Naturellement, ce sont les petites propriétés dont il reste aujourd’hui le moins de traces : les paysans ne bâtissent pas pour l’éternité. Salluste nous dit que, dans les premiers temps, les habitations des Africains étaient fort grossières et qu’elles ressemblaient à des barques qui auraient la quille en l’air. On les appelait mapalia ou magalia. Il est probable que lorsque, au contact des Carthaginois, puis des Romains, les indigènes se furent un peu civilisés, leurs demeures devinrent moins rustiques. Elles l’étaient pourtant beaucoup encore. M. de la Blanchère a cru en retrouver quelques débris en parcourant le Sud-Oranais et il nous en fait la description. Ce sont des amas de murailles éboulées dont les ruines reproduisent à peu près la forme des bâtimens d’où elles proviennent, ce qui prouve qu’on ne les a pas renversées avec violence et qu’elles sont tombées toutes seules.

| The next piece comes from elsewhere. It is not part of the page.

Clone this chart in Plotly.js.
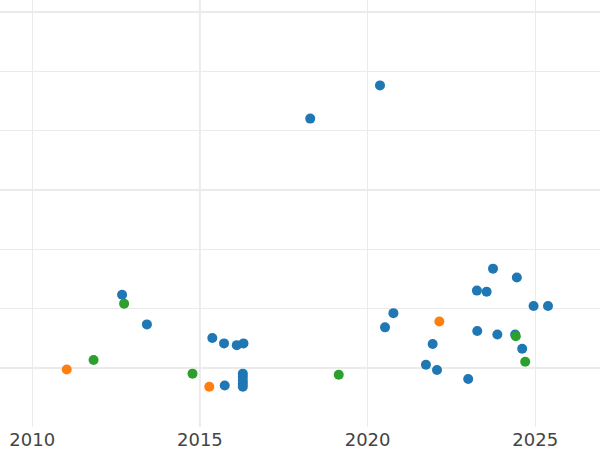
<!DOCTYPE html>
<html>
<head>
<meta charset="utf-8">
<script src="https://cdn.plot.ly/plotly-3.0.1.min.js"></script>
<style>html,body{margin:0;padding:0;background:#fff;}#chart{width:600px;height:450px;}</style>
</head>
<body>
<div id="chart"></div>
<script>
const blueX = [2020.37, 2018.29, 2012.68, 2013.42, 2015.37, 2015.72, 2016.10, 2016.30,
  2016.28, 2016.28, 2016.28, 2016.28, 2016.28, 2015.74,
  2020.77, 2020.52, 2021.94, 2021.74, 2022.07, 2023.00, 2023.27,
  2023.74, 2024.45, 2023.26, 2023.55, 2024.95, 2025.38, 2023.87, 2024.40, 2024.61];
const blueY = [4.76, 4.20, 1.23, 0.73, 0.50, 0.41, 0.38, 0.41,
  -0.10, -0.155, -0.22, -0.27, -0.32, -0.30,
  0.92, 0.68, 0.40, 0.05, -0.04, -0.19, 0.62,
  1.67, 1.52, 1.30, 1.28, 1.04, 1.04, 0.56, 0.56, 0.32];
const orangeX = [2011.03, 2015.28, 2022.14];
const orangeY = [-0.03, -0.32, 0.78];
const greenX = [2012.74, 2011.83, 2014.78, 2019.14, 2024.42, 2024.70];
const greenY = [1.08, 0.13, -0.10, -0.12, 0.53, 0.10];
const xTicks = [2010, 2015, 2020, 2025];

const mk = (x, y, c) => ({x, y, type: 'scatter', mode: 'markers', marker: {color: c, size: 10}, showlegend: false, hoverinfo: 'skip'});
const data = [mk(blueX, blueY, '#1f77b4'), mk(orangeX, orangeY, '#ff7f0e'), mk(greenX, greenY, '#2ca02c')];

const layout = {
  width: 600, height: 450,
  margin: {l: 0, r: 0, t: 0, b: 23, pad: 0},
  paper_bgcolor: '#fff', plot_bgcolor: '#fff',
  showlegend: false,
  xaxis: {
    range: [2009.04, 2026.93], tickvals: xTicks, ticktext: xTicks.map(String),
    showgrid: true, gridcolor: '#ebebeb', gridwidth: 1, zeroline: false, showline: false,
    ticks: '', automargin: false,
    tickfont: {family: 'DejaVu Sans', size: 18, color: '#444'}
  },
  yaxis: {
    range: [-1.0, 6.2], tick0: 0, dtick: 3, showticklabels: false,
    showgrid: true, gridcolor: '#ebebeb', gridwidth: 2, zeroline: false, showline: false,
    ticks: '', automargin: false,
    minor: {dtick: 1, tick0: 0, showgrid: true, gridcolor: '#ebebeb', gridwidth: 1}
  },
  shapes: [{type: 'line', xref: 'x', yref: 'paper', x0: 2015, x1: 2015, y0: 0, y1: 1, layer: 'below', line: {color: '#ebebeb', width: 2}}]
};
Plotly.newPlot('chart', data, layout, {staticPlot: true, displayModeBar: false});
</script>
</body>
</html>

Ces murailles se composaient de pierres non taillées, réunies par un mortier, comme celui dont se servent encore les gens du pays, et qui n’est guère que de la boue. « Vienne une pluie un peu forte, le prétendu mortier se détrempe, retourne à la terre, et le mur s’écroule. » Ces bâtisses, où n’entraient encore que très rarement la brique et la tuile, étaient souvent isolées ; elles occupaient le milieu d’un petit champ que le propriétaire cultivait en famille. Souvent aussi, dans les endroits qui n’étaient pas sûrs, les cultivateurs s’étaient réunis pour se protéger. Leurs maisons serrées les unes contre les autres, le long des flancs ou sur la crête de quelque colline abrupte, où il est moins facile d’être surpris, formaient des villages inaccessibles, qui devaient ressembler à ceux des Kabyles.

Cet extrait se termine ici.